Abstract: Cubic equations in two variables, or elliptic curves, have been in the forefront of number theory since since the time of Fermat. I will focus on the group of rational points, which Mordell proved was finitely generated. I will review the conjecture of Birch and Swinnerton- Dyer, which attempts to predict the rank of this group from the average number of points (\(\mod p\)), and will discuss the progress that has been made on this conjecture to date.
Abstract: Hyperelliptic curves first appeared in work of Abel, who generalized Euler’s addition laws for elliptic integrals. Abel defined their genus \(g\) as the number of integrals of the first kind. Every hyperelliptic curve of genus g has an affine equation of the form \(y^2 = F(x)\), where \(F(x)\) is a separable polynomial of degree \(2g+2\) or \(2g+1\). Abel, Legendre, Jacobi, and Riemann studied these curves over the real and complex numbers. In this talk, I will focus on curves defined over the rational numbers, and will study the set of their rational solutions. Faltings proved that when the genus \(g\) is at least \(2\), this set is finite. Using ideas of Bhargava, one can now show that it is usually empty.

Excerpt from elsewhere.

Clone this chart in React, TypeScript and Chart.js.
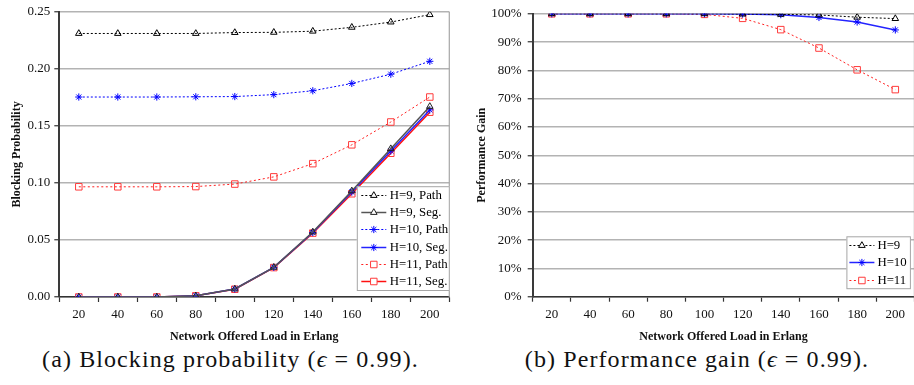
import React, { useEffect, useRef } from 'react';
import { Chart, registerables } from 'chart.js';
import { drawPoint } from 'chart.js/helpers';

Chart.register(...registerables);

// ---------- data ----------
const loads = ['20', '40', '60', '80', '100', '120', '140', '160', '180', '200'];

const bpTicks = [0, 0.05, 0.1, 0.15, 0.2, 0.25];
const h9Path = [0.231, 0.231, 0.231, 0.231, 0.2318, 0.232, 0.233, 0.2364, 0.241, 0.2475];
const h9Seg = [0, 0, 0, 0.001, 0.007, 0.026, 0.057, 0.093, 0.13, 0.167];
const h10Path = [0.1753, 0.1753, 0.1753, 0.1755, 0.1757, 0.1774, 0.1808, 0.1872, 0.1953, 0.2066];
const h10Seg = [0, 0, 0, 0.001, 0.007, 0.026, 0.0565, 0.092, 0.128, 0.164];
const h11Path = [0.0966, 0.0966, 0.0966, 0.0968, 0.099, 0.1053, 0.1169, 0.1334, 0.1534, 0.1753];
const h11Seg = [0, 0, 0, 0.001, 0.0068, 0.0258, 0.056, 0.0905, 0.126, 0.162];

const gainTicks = [0, 10, 20, 30, 40, 50, 60, 70, 80, 90, 100];
const gainH9 = [100, 100, 100, 100, 100, 99.9, 99.8, 99.6, 98.8, 98.3];
const gainH10 = [100, 100, 100, 100, 100, 99.9, 99.7, 98.7, 97.1, 94.3];
const gainH11 = [100, 100, 100, 100, 99.8, 98.4, 94.4, 87.9, 80.2, 73.2];

// ---------- styles ----------
const SERIF = 'Liberation Serif, LiberationSerif, DejaVu Serif, serif';

const st = {
  h9Path: { borderColor: '#000000', borderWidth: 1, borderDash: [2, 2], pointStyle: 'triangle', pointRadius: 3.8, pointBorderColor: '#000000' },
  h9Seg: { borderColor: '#555555', borderWidth: 1.5, borderDash: [], pointStyle: 'triangle', pointRadius: 3.8, pointBorderColor: '#222222' },
  h10Path: { borderColor: '#0000ff', borderWidth: 1, borderDash: [2, 2], pointStyle: 'star', pointRadius: 3.6, pointBorderColor: '#0000ff' },
  h10Seg: { borderColor: '#2424ff', borderWidth: 1.5, borderDash: [], pointStyle: 'star', pointRadius: 3.6, pointBorderColor: '#0000ff' },
  h11Path: { borderColor: '#ff2020', borderWidth: 1, borderDash: [2, 2.5], pointStyle: 'rect', pointRadius: 4.6, pointBorderColor: '#ff3b3b' },
  h11Seg: { borderColor: '#ff1010', borderWidth: 1.5, borderDash: [], pointStyle: 'rect', pointRadius: 4.6, pointBorderColor: '#ff3b3b' },
};

function ds(label: string, data: number[], s: any) {
  return {
    label,
    data,
    ...s,
    pointBackgroundColor: 'rgba(0,0,0,0)',
    pointBorderWidth: 1,
    pointHoverRadius: s.pointRadius,
    tension: 0,
    fill: false,
  };
}

// ---------- plugins ----------
const boxLegend = {
  id: 'boxLegend',
  afterDraw(chart: any, _a: any, opts: any) {
    const { ctx, chartArea } = chart;
    const items = chart.data.datasets;
    const n = items.length;
    const rowH = opts.rowH;
    const right = chartArea.right + opts.dx;
    const bottom = chartArea.bottom + opts.dy;
    const left = right - opts.width;
    const top = bottom - n * rowH - 1;
    ctx.save();
    ctx.fillStyle = '#ffffff';
    ctx.fillRect(left, top, opts.width, bottom - top);
    ctx.strokeStyle = '#a6a6a6';
    ctx.lineWidth = 1;
    ctx.setLineDash([]);
    ctx.strokeRect(left + 0.5, top + 0.5, opts.width - 1, bottom - top - 1);
    items.forEach((d: any, i: number) => {
      const y = Math.round(top + rowH / 2 + i * rowH) + 0.5;
      ctx.strokeStyle = d.borderColor;
      ctx.lineWidth = d.borderWidth;
      ctx.setLineDash(d.borderDash || []);
      ctx.beginPath();
      ctx.moveTo(left + opts.x0, y);
      ctx.lineTo(left + opts.x1, y);
      ctx.stroke();
      ctx.setLineDash([]);
      ctx.fillStyle = '#ffffff';
      ctx.strokeStyle = d.pointBorderColor;
      ctx.lineWidth = 1;
      drawPoint(ctx, { pointStyle: d.pointStyle, radius: d.pointRadius, rotation: 0, borderWidth: 1 } as any, left + (opts.x0 + opts.x1) / 2, y);
      ctx.fillStyle = '#000000';
      ctx.font = `${opts.fontSize}px ${SERIF}`;
      ctx.textBaseline = 'middle';
      ctx.textAlign = 'left';
      ctx.fillText(d.label, left + opts.tx, y + 0.5);
    });
    ctx.restore();
  },
};

const plotBorder = {
  id: 'plotBorder',
  beforeDatasetsDraw(chart: any) {
    const { ctx, chartArea } = chart;
    ctx.save();
    ctx.strokeStyle = '#a6a6a6';
    ctx.lineWidth = 1.2;
    ctx.beginPath();
    ctx.moveTo(chartArea.right, chartArea.top);
    ctx.lineTo(chartArea.right, chartArea.bottom);
    ctx.stroke();
    ctx.restore();
  },
};

function xScale(height: number) {
  return {
    type: 'category',
    offset: true,
    afterFit: (s: any) => { s.height = height; },
    grid: { offset: true, drawOnChartArea: false, drawTicks: true, tickLength: 5, tickColor: '#333333', tickWidth: 1.2 },
    border: { display: true, color: '#333333', width: 1.5 },
    ticks: { color: '#111111', font: { family: SERIF, size: 13 }, padding: 5, maxRotation: 0, autoSkip: false },
    title: { display: true, text: 'Network Offered Load in Erlang', color: '#111111', font: { family: SERIF, size: 12, weight: 'bold' }, padding: { top: 0, bottom: 0.8 } },
  };
}

function yScale(width: number, ticks: number[], title: string, titlePad: number, labelPad: number, fmt: (v: number) => string) {
  return {
    type: 'linear',
    min: ticks[0],
    max: ticks[ticks.length - 1],
    afterFit: (s: any) => { s.width = width; },
    afterBuildTicks: (s: any) => { s.ticks = ticks.map((v) => ({ value: v })); },
    grid: { color: '#b3b3b3', lineWidth: 1.5, tickColor: '#333333', tickLength: 5, tickWidth: 1.2 },
    border: { display: true, color: '#3a3a3a', width: 2 },
    ticks: { color: '#111111', font: { family: SERIF, size: 13 }, padding: labelPad, callback: (v: any) => fmt(Number(v)) },
    title: { display: true, text: title, color: '#111111', font: { family: SERIF, size: 12, weight: 'bold' }, padding: { top: titlePad, bottom: 0 } },
  };
}

function ChartCanvas({ config, left, width, height }: any) {
  const ref = useRef<HTMLCanvasElement>(null);
  useEffect(() => {
    const chart = new Chart(ref.current as HTMLCanvasElement, config);
    return () => chart.destroy();
  }, []);
  return (
    <canvas
      ref={ref}
      width={width}
      height={height}
      style={{ position: 'absolute', left, top: 0, width, height, display: 'block' }}
    />
  );
}

const leftConfig: any = {
  type: 'line',
  data: {
    labels: loads,
    datasets: [
      ds('H=9, Path', h9Path, st.h9Path),
      ds('H=9, Seg.', h9Seg, st.h9Seg),
      ds('H=10, Path', h10Path, st.h10Path),
      ds('H=10, Seg.', h10Seg, st.h10Seg),
      ds('H=11, Path', h11Path, st.h11Path),
      ds('H=11, Seg.', h11Seg, st.h11Seg),
    ],
  },
  options: {
    responsive: false,
    animation: false,
    devicePixelRatio: 1,
    layout: { padding: { top: 9, right: 10.7, bottom: 0, left: 0 } },
    scales: {
      x: xScale(48),
      y: yScale(59.3, bpTicks, 'Blocking Probability', 10, 4, (v) => v.toFixed(2)),
    },
    plugins: {
      legend: { display: false },
      tooltip: { enabled: false },
      boxLegend: { dx: 0.5, dy: -6, width: 93, rowH: 17.3, x0: 4.5, x1: 29.5, tx: 33, fontSize: 12.8 },
    },
  },
  plugins: [plotBorder, boxLegend],
};

const rightConfig: any = {
  type: 'line',
  data: {
    labels: loads,
    datasets: [
      ds('H=9', gainH9, st.h9Path),
      ds('H=10', gainH10, st.h10Seg),
      ds('H=11', gainH11, st.h11Path),
    ],
  },
  options: {
    responsive: false,
    animation: false,
    devicePixelRatio: 1,
    layout: { padding: { top: 8.3, right: 3.3, bottom: 0, left: 0 } },
    scales: {
      x: xScale(48.3),
      y: yScale(72.7, gainTicks, 'Performance Gain', 15, 6, (v) => `${Math.round(v)}%`),
    },
    plugins: {
      legend: { display: false },
      tooltip: { enabled: false },
      boxLegend: { dx: -3.5, dy: -7.5, width: 64.5, rowH: 17.3, x0: 3, x1: 28, tx: 31, fontSize: 12.8 },
    },
  },
  plugins: [plotBorder, boxLegend],
};

const captionStyle: any = {
  position: 'absolute',
  top: 347,
  textAlign: 'center',
  fontFamily: SERIF,
  fontSize: 24,
  lineHeight: '24px',
  letterSpacing: '1.1px',
  color: '#111111',
  whiteSpace: 'nowrap',
};

export default function App() {
  return (
    <div style={{ position: 'absolute', left: 0, top: 0, width: 914, height: 385, overflow: 'hidden', background: '#ffffff' }}>
      <ChartCanvas config={leftConfig} left={0} width={460} height={345} />
      <ChartCanvas config={rightConfig} left={460} width={460} height={345} />
      <div style={{ ...captionStyle, left: 0, width: 461 }}>
        (a) Blocking probability (<i>ϵ</i>&nbsp;=&nbsp;0.99).
      </div>
      <div style={{ ...captionStyle, left: 460, width: 474 }}>
        (b) Performance gain (<i>ϵ</i>&nbsp;=&nbsp;0.99).
      </div>
    </div>
  );
}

Abstract: In this talk, we will briefly review the theory of complex multiplication and define certain special points, called Heegner points, on the modular curves \(X_0(N)\). Following Birch, we will consider the divisor classes supported on these points in the Jacobian, and will discuss methods that can be used to show that these classes are non-trivial. We will end with applications to the conjecture of Birch and Swinnerton-Dyer for elliptic curves over the rational numbers.